After the previous videos scraping we noticed that the video-news is often spread using a screenshot of the original video. This visualization allows us to connect the images to the integral videos. In this way we observed which parts of the videos were used as widespread images and we organized them by Google rank.
Each video was converted into images using one frame per second, so we could find the better range of time to connect with the Google images. Afterwards, all the videos were compressed in a strip to provide an overview about them and their duration.
Considering the sensitivity of contents we decided to give the possibility to the users to choose how to explore these contents, assigning some labels:
- ‘no explicit violence’: these contents aren’t clearly graphic but the language or the subjects’ conditions bring back to violence;
- ‘danger’: these contents are considered dangerous as clearly violent, offensive and they correspond to the minutes before the execution;
- ‘sensitive contents’: the images show graphic content as explicit violence against someone and blood.

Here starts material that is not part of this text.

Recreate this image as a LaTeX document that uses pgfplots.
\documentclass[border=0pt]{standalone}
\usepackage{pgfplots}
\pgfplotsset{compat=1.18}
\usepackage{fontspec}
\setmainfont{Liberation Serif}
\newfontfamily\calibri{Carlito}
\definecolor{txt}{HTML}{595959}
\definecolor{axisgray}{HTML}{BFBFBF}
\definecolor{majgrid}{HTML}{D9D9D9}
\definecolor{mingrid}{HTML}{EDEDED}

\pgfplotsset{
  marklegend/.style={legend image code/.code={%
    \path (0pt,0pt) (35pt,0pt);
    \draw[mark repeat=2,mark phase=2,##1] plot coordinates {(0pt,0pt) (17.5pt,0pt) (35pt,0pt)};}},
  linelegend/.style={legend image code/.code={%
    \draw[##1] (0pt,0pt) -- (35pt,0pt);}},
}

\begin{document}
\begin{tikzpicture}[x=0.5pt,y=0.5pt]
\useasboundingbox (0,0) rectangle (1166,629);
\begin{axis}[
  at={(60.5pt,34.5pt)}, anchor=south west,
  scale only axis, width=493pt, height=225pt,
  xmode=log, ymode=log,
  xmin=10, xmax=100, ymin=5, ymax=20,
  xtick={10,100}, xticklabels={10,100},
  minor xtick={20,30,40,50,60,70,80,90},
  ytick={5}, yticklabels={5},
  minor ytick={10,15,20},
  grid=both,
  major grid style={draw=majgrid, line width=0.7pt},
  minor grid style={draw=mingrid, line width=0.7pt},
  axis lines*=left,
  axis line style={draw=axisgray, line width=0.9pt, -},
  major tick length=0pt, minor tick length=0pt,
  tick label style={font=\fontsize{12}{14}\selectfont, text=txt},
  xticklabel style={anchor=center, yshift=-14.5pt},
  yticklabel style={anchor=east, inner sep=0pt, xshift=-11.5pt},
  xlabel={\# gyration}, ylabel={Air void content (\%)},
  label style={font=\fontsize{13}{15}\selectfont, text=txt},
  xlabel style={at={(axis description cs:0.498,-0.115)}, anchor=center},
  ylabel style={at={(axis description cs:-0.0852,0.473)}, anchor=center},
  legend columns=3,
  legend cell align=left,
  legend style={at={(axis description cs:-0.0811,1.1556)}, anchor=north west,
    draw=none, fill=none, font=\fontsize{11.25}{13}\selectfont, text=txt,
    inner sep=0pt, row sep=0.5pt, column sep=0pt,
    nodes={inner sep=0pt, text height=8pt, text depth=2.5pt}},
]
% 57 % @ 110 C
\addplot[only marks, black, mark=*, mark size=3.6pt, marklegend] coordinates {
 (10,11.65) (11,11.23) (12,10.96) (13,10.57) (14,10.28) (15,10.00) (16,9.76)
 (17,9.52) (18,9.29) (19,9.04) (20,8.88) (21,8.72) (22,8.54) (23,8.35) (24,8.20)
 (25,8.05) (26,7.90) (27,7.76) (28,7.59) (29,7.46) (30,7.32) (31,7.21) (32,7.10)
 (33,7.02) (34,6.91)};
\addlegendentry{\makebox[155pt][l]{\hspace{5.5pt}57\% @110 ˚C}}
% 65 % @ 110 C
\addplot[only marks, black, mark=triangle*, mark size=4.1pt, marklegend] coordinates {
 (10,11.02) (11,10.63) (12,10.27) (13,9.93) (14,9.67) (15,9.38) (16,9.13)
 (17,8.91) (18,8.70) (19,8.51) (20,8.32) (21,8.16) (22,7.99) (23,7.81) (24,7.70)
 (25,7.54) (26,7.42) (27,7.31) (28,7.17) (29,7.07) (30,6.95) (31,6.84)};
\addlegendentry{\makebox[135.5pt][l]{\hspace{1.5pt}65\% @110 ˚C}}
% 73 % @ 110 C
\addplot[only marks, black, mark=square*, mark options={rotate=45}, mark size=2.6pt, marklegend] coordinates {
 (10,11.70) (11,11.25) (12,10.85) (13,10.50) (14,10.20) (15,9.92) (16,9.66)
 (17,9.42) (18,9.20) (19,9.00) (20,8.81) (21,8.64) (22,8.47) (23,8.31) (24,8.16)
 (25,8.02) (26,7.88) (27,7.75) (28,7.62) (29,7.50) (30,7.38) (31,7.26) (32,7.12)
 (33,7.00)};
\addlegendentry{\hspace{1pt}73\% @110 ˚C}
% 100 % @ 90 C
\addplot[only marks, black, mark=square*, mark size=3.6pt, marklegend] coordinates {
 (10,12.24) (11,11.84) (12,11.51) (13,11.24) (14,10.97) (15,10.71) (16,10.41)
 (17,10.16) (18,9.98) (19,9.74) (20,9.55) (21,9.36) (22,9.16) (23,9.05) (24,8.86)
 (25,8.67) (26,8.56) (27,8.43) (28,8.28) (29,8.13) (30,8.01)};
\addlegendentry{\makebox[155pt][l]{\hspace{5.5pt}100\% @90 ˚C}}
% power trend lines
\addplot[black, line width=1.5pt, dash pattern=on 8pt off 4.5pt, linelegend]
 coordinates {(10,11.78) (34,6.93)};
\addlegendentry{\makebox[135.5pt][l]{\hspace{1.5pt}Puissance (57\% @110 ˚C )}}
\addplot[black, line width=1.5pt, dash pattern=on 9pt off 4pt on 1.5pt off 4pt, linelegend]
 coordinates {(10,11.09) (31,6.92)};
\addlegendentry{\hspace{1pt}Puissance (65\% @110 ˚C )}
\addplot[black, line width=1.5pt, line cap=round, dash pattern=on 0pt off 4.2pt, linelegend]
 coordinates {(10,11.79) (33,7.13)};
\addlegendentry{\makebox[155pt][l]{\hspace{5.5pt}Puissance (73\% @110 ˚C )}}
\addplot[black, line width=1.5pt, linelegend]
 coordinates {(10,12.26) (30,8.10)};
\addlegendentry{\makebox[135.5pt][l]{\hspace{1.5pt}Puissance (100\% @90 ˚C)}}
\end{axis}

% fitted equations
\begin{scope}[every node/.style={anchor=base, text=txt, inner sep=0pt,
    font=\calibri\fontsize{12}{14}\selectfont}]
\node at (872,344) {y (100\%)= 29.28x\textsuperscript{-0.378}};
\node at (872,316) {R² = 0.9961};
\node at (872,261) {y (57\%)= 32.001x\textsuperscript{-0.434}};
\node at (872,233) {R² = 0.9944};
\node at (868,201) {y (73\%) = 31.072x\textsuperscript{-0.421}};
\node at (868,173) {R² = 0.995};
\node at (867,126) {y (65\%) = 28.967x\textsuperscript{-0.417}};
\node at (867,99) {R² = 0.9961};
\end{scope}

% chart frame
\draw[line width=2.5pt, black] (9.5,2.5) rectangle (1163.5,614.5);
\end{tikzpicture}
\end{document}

In most cases we found out that the main images used to communicate the video-news in the web corresponded to the last couple of labels and that they are often placed in the last minutes of the videos.
Protocol
1. Queries definition
In Google Image Advanced Search we found the right queries to search the images on Google.

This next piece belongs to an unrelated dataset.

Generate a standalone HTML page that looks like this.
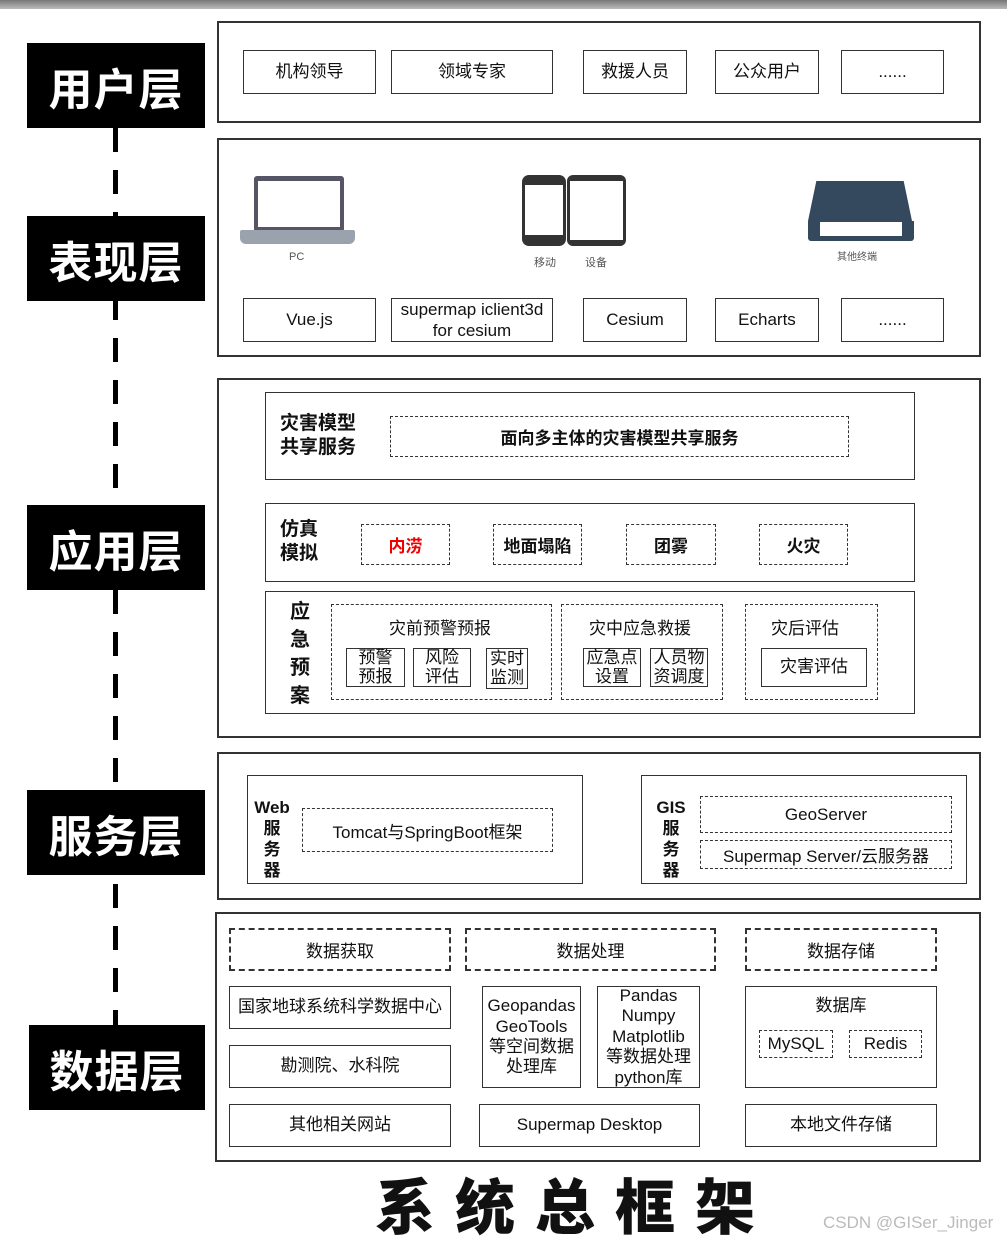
<!DOCTYPE html>
<html><head><meta charset="utf-8"><style>
body{margin:0;width:1007px;height:1242px;background:#fff;position:relative;overflow:hidden;font-family:"Liberation Sans","Noto Sans CJK SC",sans-serif;color:#111}
div{position:absolute;box-sizing:border-box}
.b{border:1.5px solid #333;display:flex;align-items:center;justify-content:center;text-align:center;font-size:17px;line-height:1.2}
.d{border:1.5px dashed #333;display:flex;align-items:center;justify-content:center;text-align:center;font-size:17px}
.L{border:2px solid #333}
.lab{background:#000;color:#fff;font-weight:bold;font-size:44px;display:flex;align-items:center;justify-content:center;letter-spacing:1px}
.bt{font-weight:bold;font-size:19px;line-height:1.25}
.t{font-size:17px;white-space:nowrap}
</style></head><body>
<div style="left:0;top:0;width:1007px;height:9px;background:linear-gradient(#777,#bbb)"></div>
<div style="left:113px;top:128px;width:5px;height:900px;background:repeating-linear-gradient(#000 0 24px,transparent 24px 42px)"></div>
<div class="lab" style="left:27px;top:43px;width:178px;height:85px">用户层</div>
<div class="lab" style="left:27px;top:216px;width:178px;height:85px">表现层</div>
<div class="lab" style="left:27px;top:505px;width:178px;height:85px">应用层</div>
<div class="lab" style="left:27px;top:790px;width:178px;height:85px">服务层</div>
<div class="lab" style="left:29px;top:1025px;width:176px;height:85px">数据层</div>

<div class="L" style="left:217px;top:21px;width:764px;height:102px"></div>
<div class="L" style="left:217px;top:138px;width:764px;height:219px"></div>
<div class="L" style="left:217px;top:378px;width:764px;height:360px"></div>
<div class="L" style="left:217px;top:752px;width:764px;height:148px"></div>
<div class="L" style="left:215px;top:912px;width:766px;height:250px"></div>

<div class="b" style="left:243px;top:50px;width:133px;height:44px">机构领导</div>
<div class="b" style="left:391px;top:50px;width:162px;height:44px">领域专家</div>
<div class="b" style="left:583px;top:50px;width:104px;height:44px">救援人员</div>
<div class="b" style="left:715px;top:50px;width:104px;height:44px">公众用户</div>
<div class="b" style="left:841px;top:50px;width:103px;height:44px">......</div>

<div style="left:254px;top:176px;width:90px;height:56px;background:#556;border-radius:3px"></div>
<div style="left:258px;top:181px;width:82px;height:46px;background:#fff"></div>
<div style="left:240px;top:230px;width:115px;height:14px;background:#9aa3ad;border-radius:2px 2px 6px 6px"></div>
<div class="t" style="left:289px;top:251px;font-size:11px;color:#555">PC</div>
<div style="left:522px;top:175px;width:44px;height:71px;background:#333;border-radius:7px"></div>
<div style="left:525px;top:185px;width:38px;height:50px;background:#fff"></div>
<div style="left:567px;top:175px;width:59px;height:71px;background:#333;border-radius:6px"></div>
<div style="left:570px;top:181px;width:53px;height:59px;background:#fff"></div>
<div class="t" style="left:534px;top:254px;font-size:11px;color:#555">移动</div>
<div class="t" style="left:585px;top:254px;font-size:11px;color:#555">设备</div>
<div style="left:808px;top:181px;width:104px;height:40px;background:#34495e;clip-path:polygon(8% 0,92% 0,100% 100%,0 100%)"></div>
<div style="left:808px;top:221px;width:106px;height:20px;background:#34495e;border-radius:0 0 3px 3px"></div>
<div style="left:820px;top:222px;width:82px;height:14px;background:#fff"></div>
<div class="t" style="left:837px;top:248px;font-size:10px;color:#555">其他终端</div>

<div class="b" style="left:243px;top:298px;width:133px;height:44px">Vue.js</div>
<div class="b" style="left:391px;top:298px;width:162px;height:44px;line-height:1.25">supermap iclient3d<br>for cesium</div>
<div class="b" style="left:583px;top:298px;width:104px;height:44px">Cesium</div>
<div class="b" style="left:715px;top:298px;width:104px;height:44px">Echarts</div>
<div class="b" style="left:841px;top:298px;width:103px;height:44px">......</div>

<div class="b" style="left:265px;top:392px;width:650px;height:88px"></div>
<div class="bt" style="left:280px;top:412px">灾害模型<br>共享服务</div>
<div class="d" style="left:390px;top:416px;width:459px;height:41px;font-weight:bold">面向多主体的灾害模型共享服务</div>
<div class="b" style="left:265px;top:503px;width:650px;height:79px"></div>
<div class="bt" style="left:280px;top:518px">仿真<br>模拟</div>
<div class="d" style="left:361px;top:524px;width:89px;height:41px;font-weight:bold;color:#e00">内涝</div>
<div class="d" style="left:493px;top:524px;width:89px;height:41px;font-weight:bold">地面塌陷</div>
<div class="d" style="left:626px;top:524px;width:90px;height:41px;font-weight:bold">团雾</div>
<div class="d" style="left:759px;top:524px;width:89px;height:41px;font-weight:bold">火灾</div>
<div class="b" style="left:265px;top:591px;width:650px;height:123px"></div>
<div class="bt" style="left:290px;top:598px;width:24px;line-height:28px;font-size:20px">应急预案</div>
<div class="d" style="left:331px;top:604px;width:221px;height:96px"></div>
<div class="d" style="left:561px;top:604px;width:162px;height:96px"></div>
<div class="d" style="left:745px;top:604px;width:133px;height:96px"></div>
<div class="t" style="left:389px;top:614px">灾前预警预报</div>
<div class="t" style="left:589px;top:614px">灾中应急救援</div>
<div class="t" style="left:771px;top:614px">灾后评估</div>
<div class="b" style="left:346px;top:648px;width:59px;height:39px;line-height:1.1">预警<br>预报</div>
<div class="b" style="left:413px;top:648px;width:58px;height:39px;line-height:1.1">风险<br>评估</div>
<div class="b" style="left:486px;top:648px;width:42px;height:41px;line-height:1.1">实时<br>监测</div>
<div class="b" style="left:583px;top:648px;width:58px;height:39px;line-height:1.1">应急点<br>设置</div>
<div class="b" style="left:650px;top:648px;width:58px;height:39px;line-height:1.1">人员物<br>资调度</div>
<div class="b" style="left:761px;top:648px;width:106px;height:39px">灾害评估</div>

<div class="b" style="left:247px;top:775px;width:336px;height:109px"></div>
<div class="bt" style="left:253px;top:797px;font-size:17px;text-align:center;width:38px;line-height:21px">Web<br>服<br>务<br>器</div>
<div class="d" style="left:302px;top:808px;width:251px;height:44px">Tomcat与SpringBoot框架</div>
<div class="b" style="left:641px;top:775px;width:326px;height:109px"></div>
<div class="bt" style="left:652px;top:797px;font-size:17px;text-align:center;width:38px;line-height:21px">GIS<br>服<br>务<br>器</div>
<div class="d" style="left:700px;top:796px;width:252px;height:37px">GeoServer</div>
<div class="d" style="left:700px;top:840px;width:252px;height:29px">Supermap Server/云服务器</div>

<div class="d" style="left:229px;top:928px;width:222px;height:43px;border-width:2px;border-style:dashed">数据获取</div>
<div class="d" style="left:465px;top:928px;width:251px;height:43px;border-width:2px">数据处理</div>
<div class="d" style="left:745px;top:928px;width:192px;height:43px;border-width:2px">数据存储</div>
<div class="b" style="left:229px;top:986px;width:222px;height:43px">国家地球系统科学数据中心</div>
<div class="b" style="left:229px;top:1045px;width:222px;height:43px">勘测院、水科院</div>
<div class="b" style="left:229px;top:1104px;width:222px;height:43px">其他相关网站</div>
<div class="b" style="left:482px;top:986px;width:99px;height:102px;line-height:1.2">Geopandas<br>GeoTools<br>等空间数据<br>处理库</div>
<div class="b" style="left:597px;top:986px;width:103px;height:102px;line-height:1.2">Pandas<br>Numpy<br>Matplotlib<br>等数据处理<br>python库</div>
<div class="b" style="left:479px;top:1104px;width:221px;height:43px">Supermap Desktop</div>
<div class="b" style="left:745px;top:986px;width:192px;height:102px;align-items:flex-start;padding-top:9px">数据库</div>
<div class="d" style="left:759px;top:1030px;width:74px;height:28px">MySQL</div>
<div class="d" style="left:849px;top:1030px;width:73px;height:28px">Redis</div>
<div class="b" style="left:745px;top:1104px;width:192px;height:43px">本地文件存储</div>

<div style="left:375px;top:1160px;font-size:60px;font-weight:900;letter-spacing:20px;white-space:nowrap;font-family:'Noto Sans CJK SC',sans-serif">系统总框架</div>
<div class="t" style="left:823px;top:1213px;color:#bbb;font-size:17px">CSDN @GISer_Jinger</div>
</body></html>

We filtered the results for United States, in order to get only the pictures spread in that country.
We wanted to analyze which were the video-frames used to report the news from different websites, and the same time where the attention of people was focused on.
2. Corpues definition
The corpus was made of three parts: an image database, a video database and an url database.

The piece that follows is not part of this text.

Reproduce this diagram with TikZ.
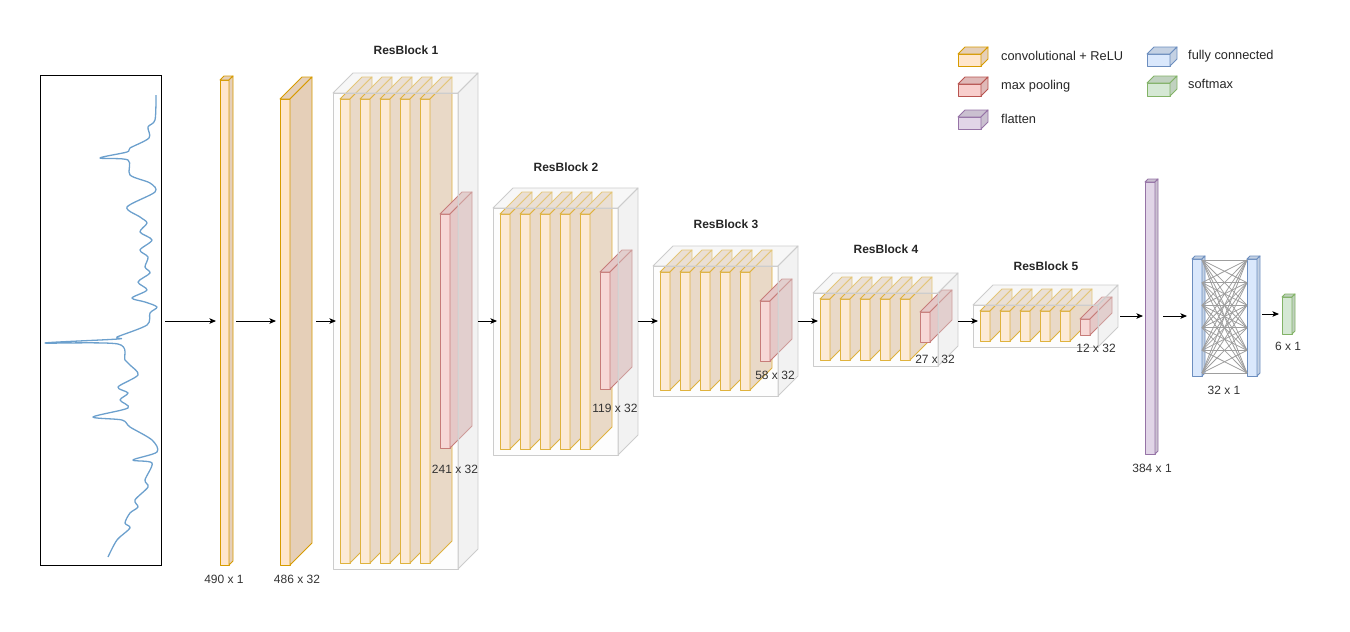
\documentclass[tikz,border=0pt]{standalone}
\usepackage{fontspec}
\setmainfont{Liberation Sans}
\usetikzlibrary{arrows.meta, calc}

\definecolor{convF}{HTML}{FFE6CC}\definecolor{convD}{HTML}{D79B00}
\definecolor{poolF}{HTML}{F8CECC}\definecolor{poolD}{HTML}{B85450}
\definecolor{flatF}{HTML}{E1D5E7}\definecolor{flatD}{HTML}{9673A6}
\definecolor{fcF}{HTML}{DAE8FC}\definecolor{fcD}{HTML}{6C8EBF}
\definecolor{smF}{HTML}{D5E8D4}\definecolor{smD}{HTML}{82B366}
\definecolor{sigblue}{RGB}{108,160,205}

\tikzset{
  face/.style={inner sep=0pt, outer sep=0pt, line width=0.9pt, line join=round},
  blockfront/.style={fill=black!3, fill opacity=0.25, draw=black!20},
  blocktop/.style={fill=black!6, fill opacity=0.5, draw=black!20},
  blockside/.style={fill=black!10, fill opacity=0.5, draw=black!20},
  inbox/.style={draw=black, line width=0.9pt, inner sep=0pt, outer sep=0pt},
  signal/.style={draw=sigblue, line width=1.3pt, line join=round},
  arr/.style={-{Stealth[length=6.5pt,width=5.5pt,inset=1.5pt]}, line width=0.9pt, black},
  fcline/.style={draw=black!38, line width=0.8pt},
  dim/.style={font=\fontsize{12}{14}\selectfont, text=black!80, inner sep=0pt},
  blocktitle/.style={font=\bfseries\fontsize{12}{14}\selectfont, text=black!85, inner sep=0pt},
  legtext/.style={font=\fontsize{12.8}{15}\selectfont, text=black!85, anchor=west, inner sep=0pt}
}

% cube: name, x, y (front top left), width, height, depth, colour prefix
\newcommand{\cube}[7]{%
  \node[face, fill=#7F, draw=#7D, minimum width={(#4)*1pt}, minimum height={(#5)*1pt}, anchor=north west] (#1) at ({#2},{#3}) {};
  \filldraw[face, fill=#7F!90!black, draw=#7D] (#1.north west) -- ++(#6,-#6) -- ++({#4},0) -- ++(-#6,#6) -- cycle;
  \filldraw[face, fill=#7F!90!black, draw=#7D] (#1.north east) -- ++(#6,-#6) -- ++(0,{#5}) -- ++(-#6,#6) -- cycle;
  \path (#1.east) ++(#6,0) coordinate (#1-b);
}

% residual block: name, x, y, height, pool y, pool height
\newcommand{\resblock}[6]{%
  \foreach \k in {1,...,5}{\cube{#1s\k}{#2+7+20*(\k-1)}{#3+6}{10}{#4-12}{22}{conv}}
  \cube{#1p}{#2+107}{#5}{10}{#6}{22}{pool}
  \node[face, blockfront, minimum width=125pt, minimum height={(#4)*1pt}, anchor=north west] (#1) at ({#2},{#3}) {};
  \filldraw[face, blocktop] (#1.north west) -- ++(20,-20) -- ++(125,0) -- ++(-20,20) -- cycle;
  \filldraw[face, blockside] (#1.north east) -- ++(20,-20) -- ++(0,{#4}) -- ++(-20,20) -- cycle;
  \path (#1.east) ++(20,0) coordinate (#1-b);
}

\begin{document}
\begin{tikzpicture}[x=1pt, y=-1pt]
\useasboundingbox (0,0) rectangle (1350,632);

% input signal
\node[inbox, minimum width=121pt, minimum height=490pt, anchor=north west] (inp) at (40,75) {};
\draw[signal] plot[smooth, tension=0.5] coordinates {
  (156,95) (155,120) (148,127) (149,138) (130,148) (127,152) (100,158) (128,160)
  (130,175) (150,183) (155,192) (127,207) (140,217) (147,223) (140,232) (152,240)
  (140,250) (148,257) (145,267) (150,273) (138,282) (147,290) (132,298) (145,302)
  (157,307) (150,313) (147,325) (117,337) (118,339) (45,343) (118,344) (125,360)
  (130,365) (138,375) (118,387) (128,393) (120,400) (128,408) (93,417) (122,420)
  (130,427) (152,440) (157,452) (133,460) (152,463) (145,480) (148,487) (135,500)
  (138,507) (130,513) (125,523) (130,528) (117,540) (108,557)};

% first layers
\cube{l1}{220}{80}{9}{485}{4}{conv}
\cube{l2}{280}{99}{10}{466}{22}{conv}

% residual blocks
\resblock{rb1}{333}{93}{476}{214}{234}
\resblock{rb2}{493}{208}{247}{272}{117}
\resblock{rb3}{653}{266}{130}{301}{60}
\resblock{rb4}{813}{293}{73}{312}{30}
\resblock{rb5}{973}{305}{42}{319}{16}

% dense part
\cube{flat}{1145}{182}{10}{272}{3}{flat}
\cube{fc1}{1192}{259}{10}{117}{3}{fc}
\cube{fc2}{1247}{259}{10}{117}{3}{fc}
\foreach \a in {0,...,5}{\foreach \b in {0,...,5}{
  \draw[fcline] ($(fc1.north east)+(0,{1+22.6*\a})$) -- ($(fc2.north west)+(0,{1+22.6*\b})$);}}
\cube{sm}{1282}{297}{10}{37}{3}{sm}

% arrows
\coordinate (ax) at (0,321);
\coordinate (bx) at (0,316);
\coordinate (cx) at (0,314);
\draw[arr, shorten <=4pt, shorten >=4pt] (inp.east |- ax) -- (l1.west |- ax);
\draw[arr, shorten <=3pt, shorten >=4pt] (l1-b |- ax) -- (l2.west |- ax);
\draw[arr, shorten <=4pt, shorten >=4pt] (l2-b |- ax) -- (rb1s1.west |- ax);
\draw[arr, shorten >=3pt] (rb1-b |- ax) -- (rb2s1.west |- ax);
\draw[arr, shorten >=2pt] (rb2-b |- ax) -- (rb3s1.west |- ax);
\draw[arr, shorten >=2pt] (rb3-b |- ax) -- (rb4s1.west |- ax);
\draw[arr, shorten >=2pt] (rb4-b |- ax) -- (rb5s1.west |- ax);
\draw[arr, shorten <=2pt, shorten >=2pt] (rb5-b |- bx) -- (flat.west |- bx);
\draw[arr, shorten <=5pt, shorten >=5pt] (flat-b |- bx) -- (fc1.west |- bx);
\draw[arr, shorten <=2pt, shorten >=3pt] (fc2-b |- cx) -- (sm.west |- cx);

% titles and sizes
\node[blocktitle] (rb1t) at (406,50) {ResBlock 1};
\node[blocktitle] (rb2t) at (566,167) {ResBlock 2};
\node[blocktitle] (rb3t) at (726,224) {ResBlock 3};
\node[blocktitle] (rb4t) at (886,249) {ResBlock 4};
\node[blocktitle] (rb5t) at (1046,266) {ResBlock 5};
\node[dim] (l1d) at (224,579) {490 x 1};
\node[dim] (l2d) at (297,579) {486 x 32};
\node[dim] (rb1d) at (455,469) {241 x 32};
\node[dim] (rb2d) at (615,408) {119 x 32};
\node[dim] (rb3d) at (775,375) {58 x 32};
\node[dim] (rb4d) at (935,359) {27 x 32};
\node[dim] (rb5d) at (1096,348) {12 x 32};
\node[dim] (flatd) at (1152,468) {384 x 1};
\node[dim] (fcd) at (1224,390) {32 x 1};
\node[dim] (smd) at (1288,346) {6 x 1};

% legend
\cube{kconv}{958}{54}{23}{12}{7}{conv}
\cube{kpool}{958}{84}{23}{12}{7}{pool}
\cube{kflat}{958}{117}{23}{12}{7}{flat}
\cube{kfc}{1147}{54}{23}{12}{7}{fc}
\cube{ksm}{1147}{83}{23}{13}{7}{sm}
\node[legtext] (kconvt) at (1001,56) {convolutional + ReLU};
\node[legtext] (kpoolt) at (1001,86) {max pooling};
\node[legtext] (kflatt) at (1001,119) {flatten};
\node[legtext] (kfct) at (1188,56) {fully connected};
\node[legtext] (ksmt) at (1188,84) {softmax};
\end{tikzpicture}
\end{document}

In particular we dowloaded 1400 pictures from Google using Downthemall, scraped manually to 371 results, and organized by similarities in folders.
Then we used Google Image Search Url Extractor, and after the url download, we created an excel file writing the correspondence between url and pictures’ name, adding the google ranking as well.
In the end, we extracted the frames from the video using After Effects, importing the video and downloading 1fps. The frames were then associated to the pictures.
The last step consisted on the conversion of the videos to strip-line, using Movie Barcode Generator, in order to star the visualization process.
The data consist of two folders and an .xls file.
The excel file contains 7 spreadsheets for each group of image referred to each video, they are organized in 5 columns: growing rank, image domain, image url, source domain and source url.
The images folder is organized in 7 sub-folders for each event, containing pictures renamed with the Google rank number first.
The videos folders contain the integral videos for each execution. Warning, these folders contain graphic images and videos that may upset some viewers. If you are sure to download these contents you need to use this password: gruattro.